Al-Ali explores crucial issues regarding memory and the construction of history and personal narratives, and recognises the possibility of “multiple truths” about an event. “Memories, whether individual or collective, are not static and frozen in time, but are alive, rooted in the present as much as in the past, and linked to aspirations as much as social experience.”

In the context of Iraq after the 2003 invasion, “and the escalating violence and sectarian tensions, contestations about power and national identity, history becomes a very important and powerful tool. Contesting narratives about what happened in the past relate directly to different attitudes towards the present and visions about the future of the new Iraq.”

She finds a tendency among Iraqi women, finding themselves in bad circumstances at various points of history, to look back on the past with nostalgia. Women were involved in the major Al-Wathba uprising of 1948 and in other activities against the monarchy, but despite the inequalities and repression then some women now look back with great nostalgia to that time. Some have revised their views of that period in light of the conditions in succeeding decades.

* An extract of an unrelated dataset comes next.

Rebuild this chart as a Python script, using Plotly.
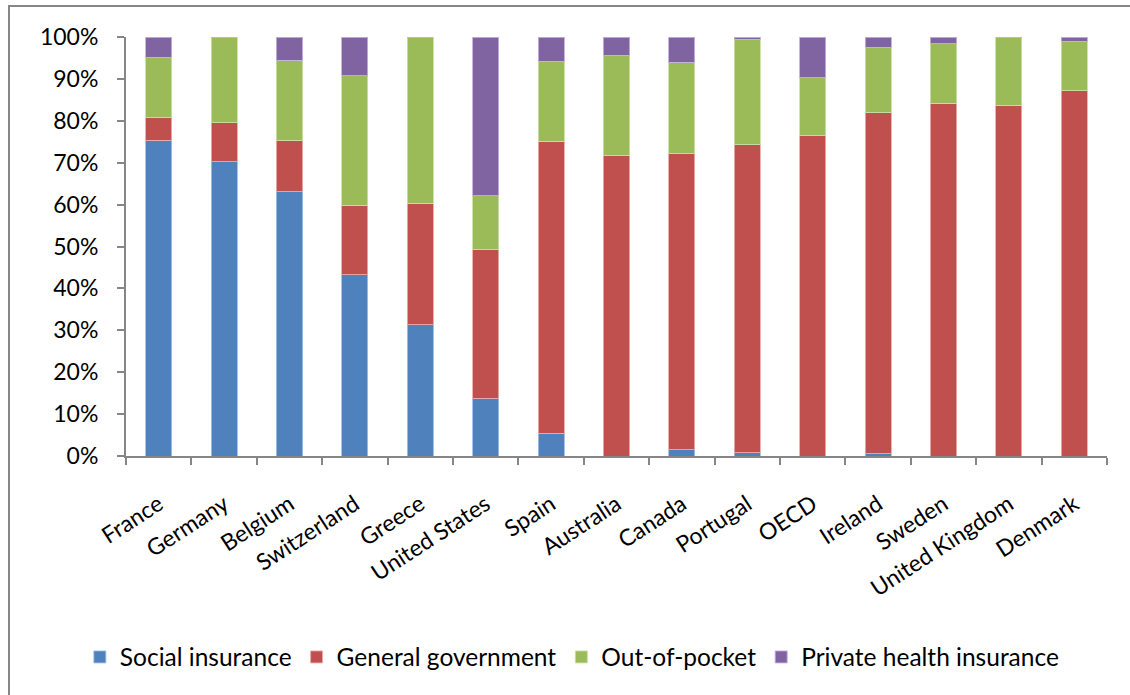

Al-Ali brings out the contradictions in the history of women in modern Iraq. Saddam Hussein in the early years of his rule spoke out for the liberation of women, although the intention may have been to thereby gain the loyalty of women and their influence on the next generation. Women were active in the work force, and were encouraged to combine lives at work and at home. “Even some of the women I interviewed who were extremely critical of the Ba’th regime and had suffered themselves in various ways stressed some positive policies vis a vis women,” she writes.

Iraqi women became among the most educated and professional in the entire Middle East. And although the General Federation of Iraqi Women was a branch of the ruling party, it played a positive role in promoting women’s education, literacy, labour force participation and training and health. It was not a mere mouthpiece of the regime, but did have tensions and differences with the Ba’thist leadership in defending women’s rights and gender equality.

But the year 1980 marked the beginning of a decline in conditions for Iraqi women, with the start of a series of wars, violence and hardship. During the war with Iran there was a stress on the Iraqi male’s military prowess, and on the woman as a mother. Women were asked to have five children in the fertility campaigns.

The Gulf war of 1991 and the 13 years of sanctions brought further deterioration in the conditions for women. There was a drop in employment and pay levels, crime increased, women went back into their homes, and “umm beit muharama” (the respectable housewife) replaced the educated Iraqi woman as the “proper Iraqi female”. The education system declined and illiteracy soared.

“More than three years after the invasion, all indications point to the painful reality that women are among the biggest losers in the new Iraq,” Al-Ali writes in the conclusion of her book. Women have been used “by all political parties and actors concerned to score points and get across specific messages and signals. They have been pushed back into their homes. They are targeted not only because of what they wear or do not wear, their activities, their politics, even their driving, but often simply for being women.”
But despite this she feels that “Iraqi women continue to carry and embody the seed of hope for a more secure, peaceful and dignified time.”